Biologist Francesco Ventura and colleagues combined tracking data from GPS units placed on 33 petrels over four breeding seasons with data from cyclone activity during the same time span. These birds’ breeding-related foraging trips are among the longest in the animal world — a rough clockwise circle of about 12,000 kilometers from their colony on Bugio Island, about 450 kilometers north of the Canary Islands, toward Newfoundland and back.

Once the tracked petrels reached about 900 kilometers from the eye of an approaching cyclone, almost one third of them actively flew toward it, the team found. Some 400 kilometers from the eye, the birds slowed down. The GPS data aren’t detailed enough to shed light on their precise behavior, but it appears the petrels may drift on the ocean’s surface, carried by hurricane-force winds through high seas — “conditions that are very difficult to imagine,” says Ventura, of Woods Hole Oceanographic Institution in Massachusetts.

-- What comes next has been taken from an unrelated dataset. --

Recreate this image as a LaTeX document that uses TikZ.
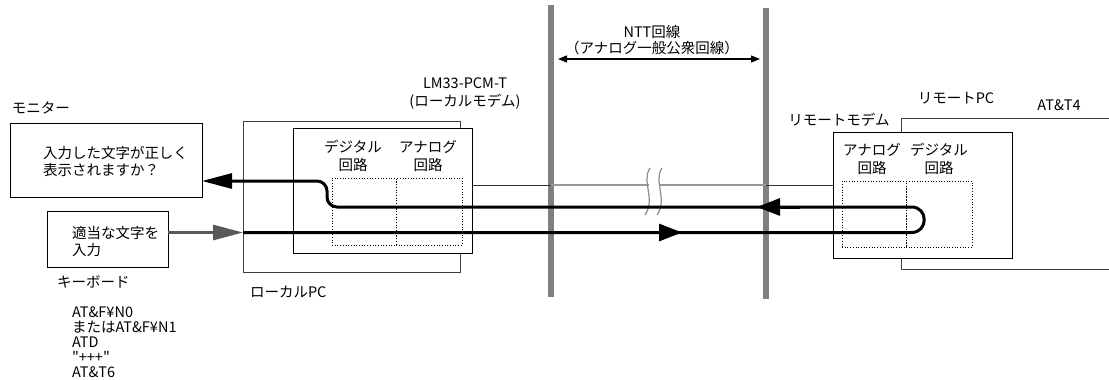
\documentclass[tikz,border=0pt]{standalone}
\usepackage{fontspec}
\setmainfont{Noto Sans CJK JP}
\newfontfamily\qfont{Noto Sans CJK JP}
\usetikzlibrary{arrows.meta}
\begin{document}
\begin{tikzpicture}[x=1pt,y=-1pt,
  every node/.style={inner sep=0pt, outer sep=0pt, font=\fontsize{14.5}{17}\selectfont},
  box/.style={draw=black, line width=0.9pt, fill=white, anchor=north west},
  pcbox/.style={draw=black!75, line width=0.9pt, fill=white, anchor=north west},
  dotbox/.style={draw=black, line width=0.7pt, dotted, anchor=north west},
  bar/.style={draw=black!50, line width=6pt},
  sig/.style={line width=3pt, draw=black},
  bigtip/.style={-{Triangle[length=30pt,width=15pt]}},
  midtip/.style={-{Triangle[length=23pt,width=17pt]}},
  twoline/.style={align=center, font=\fontsize{14.5}{18}\selectfont},
  squig/.style={draw=black!45, line width=1.2pt},
]
\useasboundingbox (0,0) rectangle (1109,380);

% vertical line bars
\draw[bar] (551,5) -- (551,297);
\draw[bar] (766,8) -- (766,299);

% boxes
\node[box, minimum width=192pt, minimum height=74pt] (monitor) at (10,123) {};
\node[box, minimum width=121pt, minimum height=56pt] (keyboard) at (47,211) {};
\node[pcbox, minimum width=217pt, minimum height=151pt] (localpc) at (243,121) {};
\node[box, minimum width=179pt, minimum height=125pt] (localmodem) at (293,128) {};
\node[dotbox, minimum width=64pt, minimum height=67pt] (ldigbox) at (332,178) {};
\node[dotbox, minimum width=66pt, minimum height=67pt] (lanabox) at (396,178) {};
\node[pcbox, minimum width=214pt, minimum height=151pt] (remotepc) at (901,118) {};
\node[box, minimum width=179pt, minimum height=126pt] (remotemodem) at (833,132) {};
\node[dotbox, minimum width=64pt, minimum height=66pt] (ranabox) at (842,181) {};
\node[dotbox, minimum width=66pt, minimum height=66pt] (rdigbox) at (906,181) {};

% texts
\node[anchor=west] (lblmon) at (12,108) {モニター};
\node[anchor=west, align=left] (montext) at (43,161.5) {入力した文字が正しく\\表示されますか？};
\node[anchor=west, align=left] (kbtext) at (72,241.5) {適当な文字を\\入力};
\node[anchor=west] (lblkb) at (57,282) {キーボード};
\node[anchor=west, align=left, font=\fontsize{14.5}{15}\selectfont] (cmds) at (72,342) {AT\&F¥N0\\またはAT\&F¥N1\\ATD\\{\qfont"+++"}\\AT\&T6};
\node[anchor=west] (lblpc) at (250,292) {ローカルPC};
\node[twoline] (lblmodem) at (465,94) {LM33-PCM-T\\(ローカルモデム)};
\node[twoline] (ldig) at (353,156) {デジタル\\回路};
\node[twoline] (lana) at (428,156) {アナログ\\回路};
\node[align=center, font=\fontsize{14.5}{16}\selectfont] (ntt) at (652,40) {NTT回線\\（アナログ一般公衆回線）};
\node (lblrpc) at (956,98) {リモートPC};
\node (lblatt) at (1059,105) {AT\&T4};
\node (lblrm) at (839,120) {リモートモデム};
\node[twoline] (rana) at (872,159) {アナログ\\回路};
\node[twoline] (rdig) at (939,159) {デジタル\\回路};

% NTT span arrow
\coordinate (nttL) at (558,59);
\coordinate (nttR) at (760,59);
\draw[line width=1.3pt, {Triangle[length=9pt,width=7pt]}-{Triangle[length=9pt,width=7pt]}] (nttL) -- (nttR);

% telephone line
\coordinate (telL) at (472,185);
\coordinate (barL) at (551,185);
\coordinate (barR) at (766,185);
\coordinate (telR) at (833,185);
\draw[black!80, line width=0.9pt] (telL) -- (barL);
\draw[black!40, line width=1.6pt] (barL) -- (barR);
\draw[black!80, line width=0.9pt] (barR) -- (telR);
\fill[white] (649,182) rectangle (659,188);
\draw[squig] (650,168) .. controls (641,181) and (656,199) .. (645,215);
\draw[squig] (662,168) .. controls (653,181) and (668,199) .. (657,215);

% keyboard input arrow
\coordinate (kout) at (168,232.5);
\coordinate (kin) at (243,232.5);
\draw[draw=black!65, line width=3pt, -{Triangle[length=30pt,width=15pt]}, black!65] (kout) -- (kin);

% signal loop
\coordinate (loopB) at (911.5,232.5);
\coordinate (loopT) at (911.5,207);
\coordinate (bendB) at (337,207);
\coordinate (bendT) at (317,181);
\coordinate (monin) at (202,181);
\draw[sig, bigtip, line join=round] (kin) -- (loopB)
  .. controls (928.5,232.5) and (928.5,207) .. (loopT)
  -- (bendB) .. controls (331.5,207) and (327,202.5) .. (327,197)
  -- (327,191) .. controls (327,185.5) and (322.5,181) .. (bendT) -- (monin);

% direction marks
\coordinate (fwdA) at (640,232.5);
\coordinate (fwdB) at (682,232.5);
\coordinate (retA) at (800,207);
\coordinate (retB) at (757,207);
\draw[sig, midtip] (fwdA) -- (fwdB);
\draw[sig, midtip] (retA) -- (retB);
\end{tikzpicture}
\end{document}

Once a cyclone passed, about half of the tracked petrels followed its wake and nearly a third pursued the storm’s trail for days and thousands of kilometers.

Although “we are still a long way from having conclusive evidence,” Ventura says, he believes Desertas petrels may use infrasound to initially locate cyclones. This very low frequency sound created by wind and waves — called “the voice of the sea” — extends about 900 kilometers from the sound’s source, says Ventura, the same distance at which tracked petrels began to fly toward the cyclones.

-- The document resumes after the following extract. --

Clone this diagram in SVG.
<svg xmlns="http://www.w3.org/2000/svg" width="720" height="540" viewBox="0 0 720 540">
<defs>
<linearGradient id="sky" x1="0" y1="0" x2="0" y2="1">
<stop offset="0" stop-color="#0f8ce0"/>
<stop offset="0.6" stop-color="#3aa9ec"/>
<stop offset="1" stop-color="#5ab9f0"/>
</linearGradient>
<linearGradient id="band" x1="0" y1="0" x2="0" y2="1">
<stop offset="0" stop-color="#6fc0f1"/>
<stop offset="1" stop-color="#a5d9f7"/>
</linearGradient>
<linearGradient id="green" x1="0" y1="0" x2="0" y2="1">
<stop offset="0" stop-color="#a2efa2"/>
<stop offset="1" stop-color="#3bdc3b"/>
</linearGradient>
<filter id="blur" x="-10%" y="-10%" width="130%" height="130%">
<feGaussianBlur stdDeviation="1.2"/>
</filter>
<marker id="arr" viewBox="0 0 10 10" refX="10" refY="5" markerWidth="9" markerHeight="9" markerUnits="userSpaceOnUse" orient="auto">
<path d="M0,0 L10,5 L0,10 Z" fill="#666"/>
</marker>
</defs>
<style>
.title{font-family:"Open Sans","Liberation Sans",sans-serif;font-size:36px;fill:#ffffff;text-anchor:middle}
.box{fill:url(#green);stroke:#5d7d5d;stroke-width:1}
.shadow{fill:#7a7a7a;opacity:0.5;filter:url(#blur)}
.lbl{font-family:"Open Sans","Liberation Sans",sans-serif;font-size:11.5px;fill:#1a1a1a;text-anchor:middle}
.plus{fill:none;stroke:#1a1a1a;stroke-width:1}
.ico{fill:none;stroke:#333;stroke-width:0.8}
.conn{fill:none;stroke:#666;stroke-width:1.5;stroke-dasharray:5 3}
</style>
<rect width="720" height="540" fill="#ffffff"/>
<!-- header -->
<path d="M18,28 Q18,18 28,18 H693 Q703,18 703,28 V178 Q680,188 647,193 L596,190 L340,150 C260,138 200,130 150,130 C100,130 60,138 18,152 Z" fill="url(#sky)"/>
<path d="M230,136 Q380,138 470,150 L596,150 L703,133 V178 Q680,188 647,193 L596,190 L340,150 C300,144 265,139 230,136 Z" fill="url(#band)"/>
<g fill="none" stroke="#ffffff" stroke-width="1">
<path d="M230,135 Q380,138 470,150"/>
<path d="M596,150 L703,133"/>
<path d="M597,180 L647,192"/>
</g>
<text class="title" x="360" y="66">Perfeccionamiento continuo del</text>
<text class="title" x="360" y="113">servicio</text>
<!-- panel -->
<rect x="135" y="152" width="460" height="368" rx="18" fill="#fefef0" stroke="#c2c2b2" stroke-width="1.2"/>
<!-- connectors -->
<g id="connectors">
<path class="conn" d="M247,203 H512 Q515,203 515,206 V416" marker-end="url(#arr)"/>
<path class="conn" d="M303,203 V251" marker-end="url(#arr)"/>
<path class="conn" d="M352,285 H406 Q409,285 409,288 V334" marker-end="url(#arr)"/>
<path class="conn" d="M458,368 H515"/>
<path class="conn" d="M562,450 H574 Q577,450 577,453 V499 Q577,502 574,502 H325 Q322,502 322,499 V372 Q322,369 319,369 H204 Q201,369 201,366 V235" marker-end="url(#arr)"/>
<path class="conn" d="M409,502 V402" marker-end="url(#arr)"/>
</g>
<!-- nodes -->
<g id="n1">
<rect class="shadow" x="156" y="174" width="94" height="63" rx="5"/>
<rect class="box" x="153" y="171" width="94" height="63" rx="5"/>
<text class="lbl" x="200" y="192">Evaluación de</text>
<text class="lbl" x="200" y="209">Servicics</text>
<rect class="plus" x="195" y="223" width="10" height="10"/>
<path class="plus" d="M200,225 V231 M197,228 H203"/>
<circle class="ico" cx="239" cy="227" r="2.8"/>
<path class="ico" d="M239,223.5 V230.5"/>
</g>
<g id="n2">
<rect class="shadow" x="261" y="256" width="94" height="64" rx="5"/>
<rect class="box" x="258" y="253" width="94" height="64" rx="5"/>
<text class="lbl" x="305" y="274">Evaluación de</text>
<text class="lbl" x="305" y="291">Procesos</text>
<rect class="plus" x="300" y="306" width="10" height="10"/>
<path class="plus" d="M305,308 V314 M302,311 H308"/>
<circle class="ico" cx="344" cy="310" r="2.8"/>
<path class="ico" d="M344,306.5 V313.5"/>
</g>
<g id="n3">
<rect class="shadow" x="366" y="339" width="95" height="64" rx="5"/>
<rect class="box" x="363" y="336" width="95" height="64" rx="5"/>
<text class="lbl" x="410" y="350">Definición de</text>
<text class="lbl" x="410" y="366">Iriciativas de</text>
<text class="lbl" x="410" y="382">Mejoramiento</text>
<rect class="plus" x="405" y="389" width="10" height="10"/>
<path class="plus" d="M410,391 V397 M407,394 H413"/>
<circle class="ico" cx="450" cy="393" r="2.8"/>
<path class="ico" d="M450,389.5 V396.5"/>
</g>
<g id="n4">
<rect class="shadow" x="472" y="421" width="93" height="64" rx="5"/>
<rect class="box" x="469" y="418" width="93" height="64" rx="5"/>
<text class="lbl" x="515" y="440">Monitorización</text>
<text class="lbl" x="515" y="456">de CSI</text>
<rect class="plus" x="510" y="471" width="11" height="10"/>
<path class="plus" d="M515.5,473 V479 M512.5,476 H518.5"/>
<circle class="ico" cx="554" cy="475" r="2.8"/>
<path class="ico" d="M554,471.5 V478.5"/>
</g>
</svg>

Desertas petrels might not be the only species to use hurricane wakes opportunistically, Ventura says. “It’s possible we’re describing a process that triggers a biological response” used by sharks, tuna, turtles and marine mammals for foraging.

Marine ecologist Lesley Thorne says that Ventura’s team has filled “a really important gap” in our understanding of why some seabirds chase storms. Another seabird, the streaked shearwater, flies into and with cyclones — presumably as a way to survive them (SN: 10/17/22).

Linking the large amounts of food in hurricane wakes with seabird behavior “was really, really cool … something that had not been done to date,” says Thorne, of Stony Brook University in New York. It’s the kind of deeper research she believes will help us better understand “how and why wind is impacting seabirds,” particularly as the oceans warm.